Via libera dal Cipe all’accordo di partenariato sulla programmazione dei fondi strutturali e di investimento europei per il 2014-2020. Lo comunica lo stesso dipartimento e il coordinamento della politica economica.
Il Comitato, si legge in una nota, ha approvato l’Accordo di partenariato sulla Programmazione dei Fondi strutturali e di
investimento europei per il periodo 2014-2020, “in vista della trasmissione alla Commissione europea entro la scadenza odierna e dell’avvio formale del relativo negoziato tra il Governo italiano e la Commissione europea”.

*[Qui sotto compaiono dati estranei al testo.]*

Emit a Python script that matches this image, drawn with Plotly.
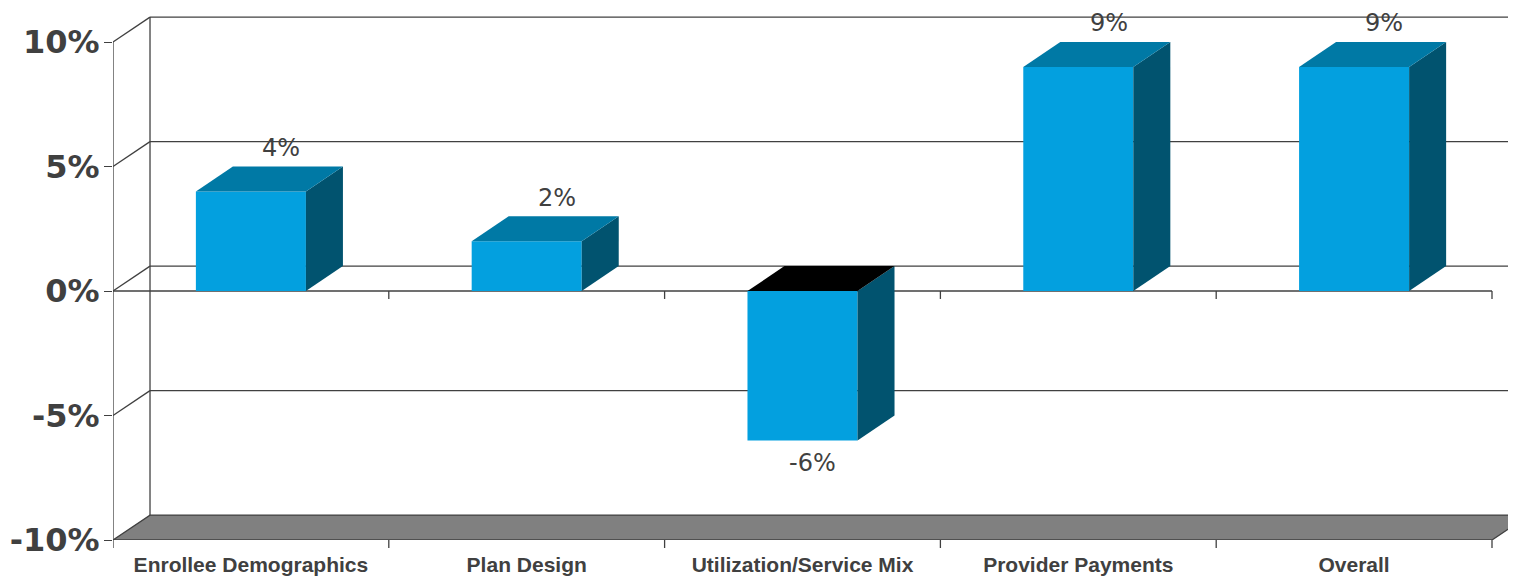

Alle risorse comunitarie verrà aggiunto il relativo cofinanziamento nazionale, che sarà definito in sede di programmazione operativa. “L’Accordo è frutto di un complesso processo di consultazione allargata a ministeri, Regioni, Enti locali e partenariato economico sociale e dell’interlocuzione informale avviata con la Commissione europea. Sono previsti 11 obiettivi tematici, focalizzati particolarmente su ricerca e innovazione, sostenibilità ambientale, efficientamento energetico e fonti rinnovabili, istruzione, trasporti, con una particolare attenzione dedicata a occupazione e inclusione sociale”, ricorda la nota.
L’Italia aveva dunque tempo fino ad oggi per inviare a Bruxelles l’ultima e definitiva versione dell’Accordo che tenesse conto dei rilievi evidenziati dalla Commissione europea.
Secondo la Commissione Ue nel prima versione del piano c’erano sono lacune e incongruenze rispetto ai parametri comunitari. Lo schema d’interventi previsti, inoltre, apparirebbe ancora troppo frammentario. “Manca l’affermazione di una regia nazionale”, è l’accusa di Bruxelles. Che, tra le altre cose, imputa alle autorità italiane un eccessivo margine d’indeterminatezza sulle motivazioni, gli obiettivi e le tempistiche delle azioni per la banda larga. E spuntava anche un richiamo “a migliorare l’Agenda digitale nazionale”, di fianco ad una sostanziale valutazione negativa sull’attuale piano Piano Strategico Banda Ultralarga.
Il verdetto era stato messo nero su bianco nella missiva al governo italiano datata 10 marzo – e visionata dal Corriere delle Comunicazioni – con cui la Commissione smontava da cima a fondo l’intero impianto dell’Accordo di Partenariato italiano.
Bruxelles sollevava ben 351 rilievi al testo inviato lo scorso 9 dicembre dall’allora Ministro per la Coesione territoriale Carlo Trigilia. E chiedeva di riscriverne o integrare ampie porzioni. A cominciare da quelle che interessano l’utilizzo dei 3,6 miliardi di euro (50% europei e 50% nazionali e regionali) destinati al Belpaese nel quadro dell’Obiettivo Tematico 2 della nuova politica di coesione comunitaria (Migliorare l’accesso alle Tic, nonché l’impiego e la qualità delle medesime) e suddivise in interventi per PA digitale, banda larga e sviluppo della domanda.
Secondo la Commissione in tutti e tre gli ambiti “manca una strategia globale volta ad affrontare le carenze in termini di infrastrutture, contenuti e servizi”. Sul banco degli imputati, come aveva del resto anticipato in gennaio il sito di AgendaDigitale.eu, era l’assenza di un piano nazionale per l’uso dei fondi europei per il digitale. L’Italia, scriveva la Commissione, “dovrebbe affermare una regia nazionale col compito di coordinare e guidare l’attuazione di tutte le azioni relative all’Ict per l’attuazione sia delle misure di espansione delle Ngn che della Strategia di Crescita Digitale”.